Her identity card, which when I last checked in connection with another story last year was 0044936A (resident alien) Elena Codruta Cristian is now 0170814L (Maltese citizen) Elena Codruta Mallia.

The change in surname was obviously possible because of her marriage to Manuel Mallia. But how in heaven’s name did she obtain Maltese citizenship so soon after her marriage? They were married in July 2012 and the law is quite specific in that a non-Maltese spouse is only allowed to apply for Maltese citizenship after four and a half years of marriage to a Maltese citizen.

Yet Codruta Cristian/Mallia became a Maltese citizen last year.
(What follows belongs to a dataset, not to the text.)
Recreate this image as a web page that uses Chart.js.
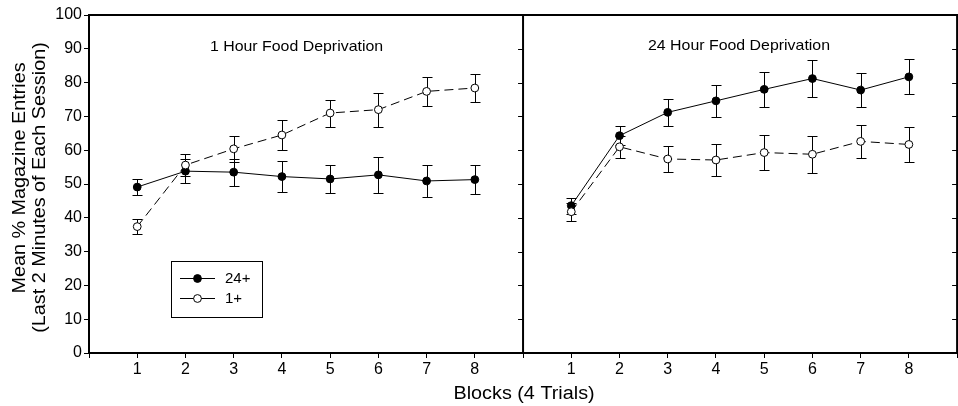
<!DOCTYPE html>
<html>
<head>
<meta charset="utf-8">
<script src="https://cdn.jsdelivr.net/npm/chart.js@4.4.1/dist/chart.umd.min.js"></script>
<style>
html,body{margin:0;padding:0;overflow:hidden;background:#fff;width:958px;height:406px;}
canvas{display:block;}
</style>
</head>
<body>
<canvas id="c" width="962" height="406"></canvas>
<script>
// ---- data ----
const blocks = [1, 2, 3, 4, 5, 6, 7, 8];
const yTicks = [0, 10, 20, 30, 40, 50, 60, 70, 80, 90, 100];
const panelTitles = ["1 Hour Food Deprivation", "24 Hour Food Deprivation"];
const seriesNames = ["24+", "1+"];
const xTitle = "Blocks (4 Trials)";
const yTitle = ["Mean % Magazine Entries", "(Last 2 Minutes of Each Session)"];

const hr1_g24 = [49.1, 53.8, 53.5, 52.2, 51.5, 52.7, 50.9, 51.3];
const hr1_g24_err = [2.5, 3.5, 4.0, 4.5, 4.2, 5.3, 4.6, 4.3];
const hr1_g1 = [37.4, 55.6, 60.4, 64.5, 71.0, 72.0, 77.4, 78.4];
const hr1_g1_err = [2.2, 3.2, 3.9, 4.3, 4.0, 5.0, 4.4, 4.1];

const hr24_g24 = [43.6, 64.3, 71.2, 74.6, 78.0, 81.2, 77.8, 81.7];
const hr24_g24_err = [2.4, 2.9, 4.0, 4.8, 5.2, 5.4, 5.0, 5.2];
const hr24_g1 = [41.8, 61.0, 57.4, 57.1, 59.3, 58.8, 62.6, 61.7];
const hr24_g1_err = [2.7, 3.2, 3.8, 4.8, 5.2, 5.4, 4.9, 5.2];

const PANEL_SPAN = 9; // each panel spans 0..9 on the shared x scale
const FONT = "'Liberation Sans', Arial, Helvetica, sans-serif";

function pts(vals, panel) {
  return blocks.map((b, i) => ({x: b + panel * PANEL_SPAN, y: vals[i]}));
}

function mkSet(vals, errs, panel, filled) {
  return {
    data: pts(vals, panel),
    errs: errs,
    borderColor: '#000',
    borderWidth: 1,
    borderDash: filled ? [] : [9, 5],
    pointRadius: 3.9,
    pointHoverRadius: 3.9,
    pointBorderWidth: 1,
    pointBorderColor: '#000',
    pointBackgroundColor: filled ? '#000' : '#fff',
    fill: false,
    tension: 0
  };
}

const datasets = [
  mkSet(hr1_g1, hr1_g1_err, 0, false),
  mkSet(hr24_g1, hr24_g1_err, 1, false),
  mkSet(hr1_g24, hr1_g24_err, 0, true),
  mkSet(hr24_g24, hr24_g24_err, 1, true)
];

function stretchedText(ctx, text, x, y, sx) {
  ctx.save();
  ctx.translate(x, y);
  ctx.scale(sx, 1);
  ctx.fillText(text, 0, 0);
  ctx.restore();
}

const deco = {
  id: 'deco',
  beforeDatasetsDraw(chart) {
    const ctx = chart.ctx, xs = chart.scales.x, ys = chart.scales.y;
    ctx.save();
    ctx.strokeStyle = '#000';
    ctx.lineWidth = 1;
    chart.data.datasets.forEach(ds => {
      ds.data.forEach((p, i) => {
        const e = ds.errs[i];
        const px = Math.round(xs.getPixelForValue(p.x)) + 0.5;
        const y1 = Math.round(ys.getPixelForValue(p.y + e)) + 0.5;
        const y2 = Math.round(ys.getPixelForValue(p.y - e)) + 0.5;
        ctx.beginPath();
        ctx.moveTo(px, y1); ctx.lineTo(px, y2);
        ctx.moveTo(px - 5, y1); ctx.lineTo(px + 5, y1);
        ctx.moveTo(px - 5, y2); ctx.lineTo(px + 5, y2);
        ctx.stroke();
      });
    });
    ctx.restore();
  },
  afterDraw(chart) {
    const ctx = chart.ctx, xs = chart.scales.x, ys = chart.scales.y;
    const a = chart.chartArea;
    ctx.save();
    ctx.strokeStyle = '#000';
    ctx.fillStyle = '#000';
    // top border
    ctx.lineWidth = 2;
    ctx.beginPath();
    ctx.moveTo(a.left - 1, a.top); ctx.lineTo(a.right + 1, a.top);
    ctx.stroke();
    // divider and right border with left-pointing ticks
    [PANEL_SPAN, 2 * PANEL_SPAN].forEach(v => {
      const px = xs.getPixelForValue(v);
      ctx.lineWidth = 2;
      ctx.beginPath();
      ctx.moveTo(px, a.top); ctx.lineTo(px, a.bottom + 1);
      ctx.stroke();
      ctx.lineWidth = 1;
      yTicks.forEach(t => {
        if (t === 0) return;
        const py = Math.round(ys.getPixelForValue(t)) + 0.5;
        ctx.beginPath();
        ctx.moveTo(px - 5, py); ctx.lineTo(px, py);
        ctx.stroke();
      });
    });
    // panel titles
    ctx.font = '15px ' + FONT;
    ctx.textAlign = 'center';
    ctx.textBaseline = 'alphabetic';
    stretchedText(ctx, panelTitles[0], 296.5, 50.5, 1.06);
    stretchedText(ctx, panelTitles[1], 739, 49.5, 1.06);
    // axis titles
    ctx.font = '18px ' + FONT;
    stretchedText(ctx, xTitle, xs.getPixelForValue(PANEL_SPAN) + 1, 398.5, 1.1);
    ctx.save();
    ctx.translate(0, 178);
    ctx.rotate(-Math.PI / 2);
    stretchedText(ctx, yTitle[0], 0, 24.5, 1.1);
    ctx.restore();
    ctx.save();
    ctx.translate(0, 187.5);
    ctx.rotate(-Math.PI / 2);
    stretchedText(ctx, yTitle[1], 0, 45, 1.1);
    ctx.restore();
    // legend
    ctx.lineWidth = 1;
    ctx.strokeRect(171.5, 261.5, 91, 56);
    const rows = [{y: 278.5, filled: true, name: seriesNames[0]}, {y: 298.5, filled: false, name: seriesNames[1]}];
    ctx.font = '15px ' + FONT;
    ctx.textAlign = 'left';
    ctx.textBaseline = 'middle';
    rows.forEach(r => {
      ctx.beginPath();
      ctx.moveTo(180, r.y); ctx.lineTo(215, r.y);
      ctx.stroke();
      ctx.beginPath();
      ctx.arc(197.5, r.y, 3.9, 0, Math.PI * 2);
      ctx.fillStyle = r.filled ? '#000' : '#fff';
      ctx.fill();
      ctx.stroke();
      ctx.fillStyle = '#000';
      ctx.fillText(r.name, 225, r.y);
    });
    ctx.restore();
  }
};

new Chart(document.getElementById('c'), {
  type: 'line',
  data: {datasets: datasets},
  plugins: [deco],
  options: {
    responsive: false,
    animation: false,
    events: [],
    layout: {padding: {top: 15, right: 1, left: 0, bottom: 0}},
    plugins: {legend: {display: false}, tooltip: {enabled: false}, title: {display: false}},
    scales: {
      x: {
        type: 'linear',
        min: 0,
        max: 2 * PANEL_SPAN,
        afterFit: s => { s.height = 53; },
        afterBuildTicks: s => { s.ticks = Array.from({length: 2 * PANEL_SPAN + 1}, (_, i) => ({value: i})); },
        ticks: {
          autoSkip: false,
          maxRotation: 0,
          padding: 2,
          color: '#000',
          font: {family: FONT, size: 16},
          callback: v => (v % PANEL_SPAN === 0) ? '' : String(v % PANEL_SPAN)
        },
        grid: {display: true, drawOnChartArea: false, drawTicks: true, tickLength: 5, color: '#000', lineWidth: 1},
        border: {display: true, color: '#000', width: 2}
      },
      y: {
        min: 0,
        max: 100,
        afterFit: s => { s.width = 89; },
        afterBuildTicks: s => { s.ticks = yTicks.map(v => ({value: v})); },
        ticks: {
          padding: 2,
          color: '#000',
          font: {family: FONT, size: 16}
        },
        grid: {display: true, drawOnChartArea: false, drawTicks: true, tickLength: 5, color: '#000', lineWidth: 1},
        border: {display: true, color: '#000', width: 2}
      }
    }
  }
});
</script>
</body>
</html>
This is denoted by the 14L at the end of the number. The ’14’ is the year of birth (for those born Maltese citizens) or the year of acquisition of Maltese citizenship. The ‘L’ began to replace the ‘M’ on identity cards in 2000 as the letter which denotes citizenship.

Last year, when she acquired Maltese citizenship, her husband was responsible for citizenship as Home Affairs Minister.

She can’t have applied for Maltese citizenship under the law which allows such application after four and a half years of marriage, because they’d only been married for two years, if that, when she became a citizen.

The law on naturalization allows people who have lived in Malta for more than five years to apply for citizenship, but in reality this is rarely granted except to those who have lived in Malta for a great many years, and even then the likelihood is that you will be refused.

It is not at all likely that Manuel Mallia spent 650,000 euros on buying Maltese citizenship for his new wife. So we can conclude that he took the cheaper, abusive option of using his ministerial discretion (permitted in certain restricted cases under the law) to make his own wife a Maltese citizen.

I think some questions need to be put to his Home Affairs successor in parliament. Then, if the usual ‘we are still gathering the information’ answer comes through, the question can be put directly to Emanuel Mallia MP.